The nominal share capital of a company can be increased through an ordinary resolution in a general meeting, even if it hasn't fully issued all its authorized capital. Typically, a company's articles grant the authority for such an increase. However, if the articles don't permit it, they must be altered by a special resolution. The law mandates that if the company increases its share capital beyond the registered capital, notice must be given to the registrar within thirty days from the date of passing the resolution effecting the increase.
It's important to note that any increase in share capital should not be done with malicious intent. In the case of Clemens v. Clemens Bros. Ltd (1976) 2 All E.R 268, resolutions to increase the capital and issue new shares were set aside as they were seen as an inequitable use of the company's rights. The resolutions were designed to dilute the plaintiff's holding and voting power from 45% to 25%, thus depriving her of what was termed as her "negative control" — the power to prevent the passage of any special resolution of which she disapproved.
In another case, Tanzania Knitwear Ltd. v.

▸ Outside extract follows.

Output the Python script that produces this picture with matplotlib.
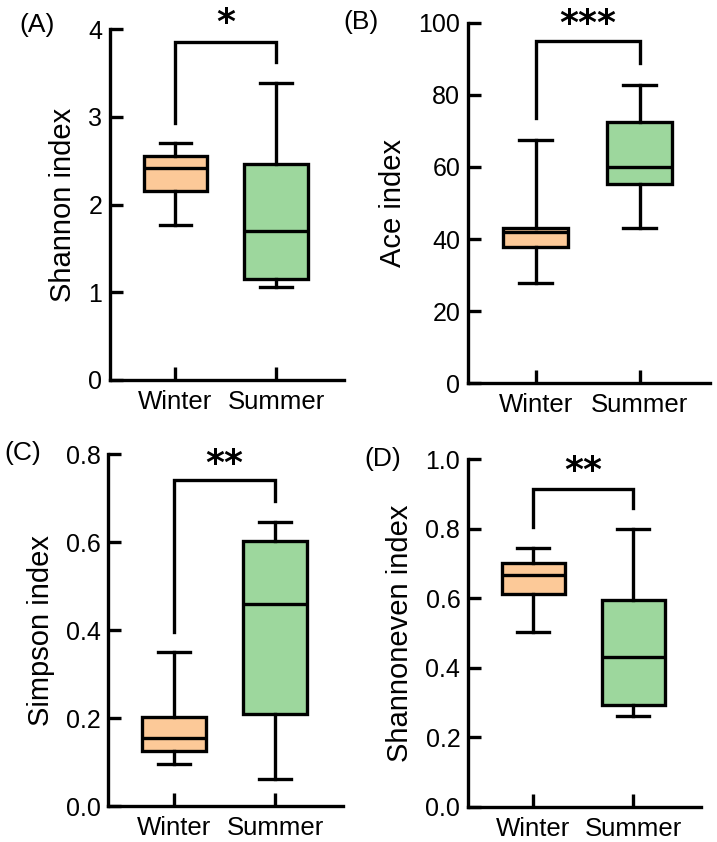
import matplotlib
matplotlib.use("Agg")
import matplotlib.pyplot as plt

plt.rcParams['font.family'] = ['Liberation Sans', 'DejaVu Sans']

groups = ['Winter', 'Summer']
colors = ['#FCC998', '#9DD79D']

# box stats: whislo, q1, med, q3, whishi
shannon_w = [1.77, 2.15, 2.42, 2.56, 2.70]
shannon_s = [1.06, 1.15, 1.70, 2.46, 3.39]
ace_w = [27.9, 37.9, 42.0, 43.2, 67.5]
ace_s = [43.0, 55.3, 60.1, 72.6, 82.7]
simpson_w = [0.096, 0.124, 0.154, 0.203, 0.350]
simpson_s = [0.062, 0.209, 0.459, 0.603, 0.647]
even_w = [0.504, 0.613, 0.666, 0.703, 0.746]
even_s = [0.262, 0.292, 0.432, 0.594, 0.799]

# bracket: top, left leg end, right leg end, star y
br_a = [3.86, 2.93, 3.63, 4.07]
br_b = [94.8, 73.5, 88.9, 99.6]
br_c = [0.741, 0.396, 0.694, 0.779]
br_d = [0.915, 0.805, 0.859, 0.966]

W, H = 717, 842
fig = plt.figure(figsize=(W / 100, H / 100), dpi=100)

def px_axes(l, b, r, t):
    return fig.add_axes([l / W, 1 - b / H, (r - l) / W, (b - t) / H])

lw = 2.4

panels = [
    ('(A)', (110, 380, 344, 29.3), shannon_w, shannon_s, br_a, '*', 'Shannon index', (0, 4), [0, 1, 2, 3, 4], '{:.0f}', (37, 25)),
    ('(B)', (468, 383.3, 709.7, 22.7), ace_w, ace_s, br_b, '***', 'Ace index', (0, 100), [0, 20, 40, 60, 80, 100], '{:.0f}', (361, 22)),
    ('(C)', (108.3, 806, 343.3, 454.3), simpson_w, simpson_s, br_c, '**', 'Simpson index', (0, 0.8), [0, 0.2, 0.4, 0.6, 0.8], '{:.1f}', (23, 453)),
    ('(D)', (468, 807, 700.7, 459.3), even_w, even_s, br_d, '**', 'Shannoneven index', (0, 1.0), [0, 0.2, 0.4, 0.6, 0.8, 1.0], '{:.1f}', (383, 459)),
]

for tag, rect, sw, ss, br, stars, ylabel, ylim, yticks, fmt, tagpos in panels:
    ax = px_axes(*rect)
    stats = []
    for name, s in zip(groups, [sw, ss]):
        stats.append(dict(label=name, whislo=s[0], q1=s[1], med=s[2], q3=s[3], whishi=s[4], fliers=[]))
    bp = ax.bxp(stats, positions=[0, 1], widths=0.63, patch_artist=True, showfliers=False,
                boxprops=dict(linewidth=lw, edgecolor='black'),
                medianprops=dict(color='black', linewidth=lw),
                whiskerprops=dict(linewidth=lw), capprops=dict(linewidth=lw),
                capwidths=0.315)
    for patch, c in zip(bp['boxes'], colors):
        patch.set_facecolor(c)

    ax.plot([0, 0, 1, 1], [br[1], br[0], br[0], br[2]], color='black', lw=lw,
            clip_on=False, solid_joinstyle='miter')
    ax.text(0.5, br[3], stars, ha='center', va='center', fontsize=26,
            fontweight='bold', family='DejaVu Sans')

    ax.set_xlim(-0.65, 1.675)
    ax.set_ylim(*ylim)
    ax.set_yticks(yticks)
    ax.set_yticklabels([fmt.format(v) for v in yticks])
    ax.set_xticks([0, 1])
    ax.set_xticklabels(groups)
    for sp in ['top', 'right']:
        ax.spines[sp].set_visible(False)
    for sp in ['left', 'bottom']:
        ax.spines[sp].set_linewidth(lw)
    ax.tick_params(direction='in', length=9.5, width=lw, labelsize=18, pad=5.5)
    ax.tick_params(axis='x', pad=7, labelsize=18.5)
    ax.set_ylabel(ylabel, fontsize=21, labelpad=8)
    fig.text(tagpos[0] / W, 1 - tagpos[1] / H, tag, ha='center', va='center', fontsize=19)

fig.savefig('out.png', dpi=100)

Shamsu Esmail (1989) 1 T.L.R 48, directors passed a resolution to issue 800 shares, offering each shareholder the opportunity to purchase the shares based on their individual shareholding. It was held that when shareholders are offered the chance to buy new shares on a pro-rata basis, an applicant cannot complain that the resolution is oppressive. However, the resolution was declared illegal because it was passed by directors contrary to the requirement of section 51(2) of the Companies Ordinance, which mandated such resolutions to be passed by a company in a general meeting.